Restate, exactly and without pictures, the lines from the start of the listing below through the line holding "(0,0) rectangle (1092,1511);".
● ● ● ● ●
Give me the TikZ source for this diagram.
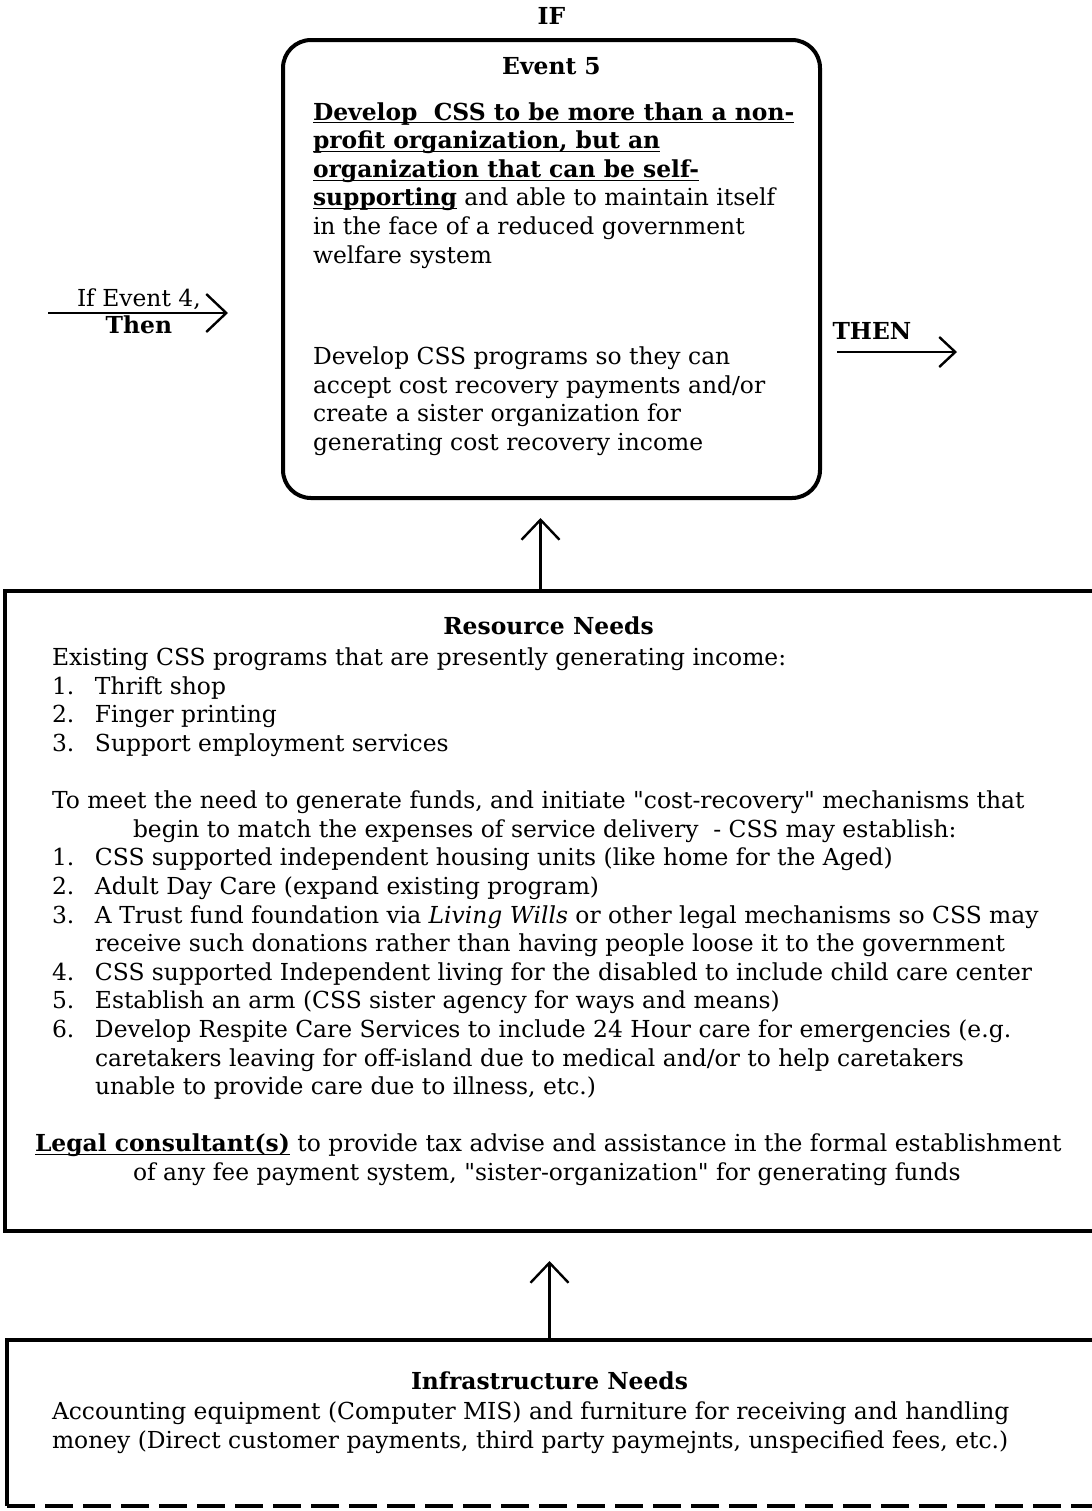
\documentclass[tikz,border=0pt]{standalone}
\usepackage{fontspec}
\setmainfont{DejaVu Serif}[Ligatures=TeXOff]
\usepackage{tikz}
\usetikzlibrary{arrows.meta, positioning, calc}
\newcommand{\bodysize}{\fontsize{11.7}{14.3}\selectfont}
\newcommand{\numitem}[1]{\makebox[21.5pt][l]{#1}}
\newcommand{\numcont}{\hspace*{21.5pt}}
\newcommand{\undl}[1]{\underline{\smash{#1}}}
\tikzset{
    base/.style={font=\bodysize, inner sep=0pt, outer sep=0pt},
    headtxt/.style={base, font=\bodysize\bfseries, inner sep=3pt},
    bodytxt/.style={base, align=left, anchor=north west},
    lbl/.style={base, inner sep=1.5pt},
    eventbox/.style={draw=black, line width=2pt, rectangle, rounded corners=14pt},
    areabox/.style={draw=none, rectangle, inner sep=0pt, outer sep=0pt},
    boxline/.style={draw=black, line width=2pt},
    line/.style={draw=black, line width=1.2pt, -{Straight Barb[length=10pt, width=19pt]}}
}
\begin{document}
\begin{tikzpicture}[x=0.5pt, y=-0.5pt]
    \path[use as bounding box, fill=white] (0,0) rectangle (1092,1511);

    \node [eventbox, minimum width=268.5pt, minimum height=229pt] (EventBox) at (551.5,269) {};
    \node [headtxt, above=4pt of EventBox.north] (IfLabel) {IF};
    \node [headtxt, below=6.5pt of EventBox.north] (EventTitle) {Event 5};
    \node [bodytxt] (EventText) at (313,120) {%
        \undl{\textbf{Develop\ \ CSS to be more than a non-}}\\
        \undl{\textbf{profit organization, but an}}\\
        \undl{\textbf{organization that can be self-}}\\
        \undl{\textbf{supporting}} and able to maintain itself\\
        in the face of a reduced government\\
        welfare system};
    \node [bodytxt] (EventMore) at (313,347) {%
        Develop CSS programs so they can\\
        accept cost recovery payments and/or\\
        create a sister organization for\\
        generating cost recovery income};

    \coordinate (In4) at (48,313);
    \draw [line, shorten >=26.5pt] (In4) -- node [lbl, pos=.39, above] (IfFour) {If Event 4,}
        node [lbl, pos=.39, below, font=\bodysize\bfseries] (ThenFour) {Then} (In4 -| EventBox.west);
    \coordinate (Out5) at (957,352);
    \draw [line, -{Straight Barb[length=8pt, width=15pt]}, shorten <=7.5pt] (EventBox.east |- Out5) --
        node [lbl, pos=.37, above=5pt, font=\bodysize\bfseries] (ThenFive) {THEN} (Out5);

    \node [areabox, minimum width=543.5pt, minimum height=320pt] (ResBox) at (548.5,911) {};
    \draw [boxline] (ResBox.north east) -- (ResBox.north west) -- (ResBox.south west) -- (ResBox.south east);
    \node [headtxt, below=10pt of ResBox.north] (ResTitle) {Resource Needs};
    \node [bodytxt] (ResText) at (52,648) {%
        Existing CSS programs that are presently generating income:\\
        \numitem{1.}Thrift shop\\
        \numitem{2.}Finger printing\\
        \numitem{3.}Support employment services\\[14.3pt]
        To meet the need to generate funds, and initiate "cost-recovery" mechanisms that\\
        \hspace*{40.5pt}begin to match the expenses of service delivery\ \ - CSS may establish:\\
        \numitem{1.}CSS supported independent housing units (like home for the Aged)\\
        \numitem{2.}Adult Day Care (expand existing program)\\
        \numitem{3.}A Trust fund foundation via \textit{Living Wills} or other legal mechanisms so CSS may\\
        \numcont receive such donations rather than having people loose it to the government\\
        \numitem{4.}CSS supported Independent living for the disabled to include child care center\\
        \numitem{5.}Establish an arm (CSS sister agency for ways and means)\\
        \numitem{6.}Develop Respite Care Services to include 24 Hour care for emergencies (e.g.\\
        \numcont caretakers leaving for off-island due to medical and/or to help caretakers\\
        \numcont unable to provide care due to illness, etc.)\\[14.3pt]
        \hspace*{-8.5pt}\undl{\textbf{Legal consultant(s)}} to provide tax advise and assistance in the formal establishment\\
        \hspace*{40.5pt}of any fee payment system, "sister-organization" for generating funds};

    \node [areabox, minimum width=542.5pt, minimum height=83pt] (InfraBox) at (549.5,1423) {};
    \draw [boxline] (InfraBox.north east) -- (InfraBox.north west) -- (InfraBox.south west);
    \draw [boxline, dash pattern=on 14pt off 5pt] (InfraBox.south west) -- (InfraBox.south east);
    \node [headtxt, below=13pt of InfraBox.north] (InfraTitle) {Infrastructure Needs};
    \node [bodytxt] (InfraText) at (52,1402) {%
        Accounting equipment (Computer MIS) and furniture for receiving and handling\\
        money (Direct customer payments, third party paymejnts, unspecified fees, etc.)};

    \draw [line, shorten >=9pt] ($(ResBox.north)+(-8,0)$) -- ($(ResBox.north |- EventBox.south)+(-8,0)$);
    \draw [line, shorten >=15pt] (InfraBox.north) -- (InfraBox.north |- ResBox.south);
\end{tikzpicture}
\end{document}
● ● ● ● ●
### Output for this exercise
Give me the TikZ source for this diagram.
\documentclass[tikz,border=0pt]{standalone}
\usepackage{fontspec}
\setmainfont{DejaVu Serif}[Ligatures=TeXOff]
\usepackage{tikz}
\usetikzlibrary{arrows.meta, positioning, calc}
\newcommand{\bodysize}{\fontsize{11.7}{14.3}\selectfont}
\newcommand{\numitem}[1]{\makebox[21.5pt][l]{#1}}
\newcommand{\numcont}{\hspace*{21.5pt}}
\newcommand{\undl}[1]{\underline{\smash{#1}}}
\tikzset{
    base/.style={font=\bodysize, inner sep=0pt, outer sep=0pt},
    headtxt/.style={base, font=\bodysize\bfseries, inner sep=3pt},
    bodytxt/.style={base, align=left, anchor=north west},
    lbl/.style={base, inner sep=1.5pt},
    eventbox/.style={draw=black, line width=2pt, rectangle, rounded corners=14pt},
    areabox/.style={draw=none, rectangle, inner sep=0pt, outer sep=0pt},
    boxline/.style={draw=black, line width=2pt},
    line/.style={draw=black, line width=1.2pt, -{Straight Barb[length=10pt, width=19pt]}}
}
\begin{document}
\begin{tikzpicture}[x=0.5pt, y=-0.5pt]
    \path[use as bounding box, fill=white] (0,0) rectangle (1092,1511);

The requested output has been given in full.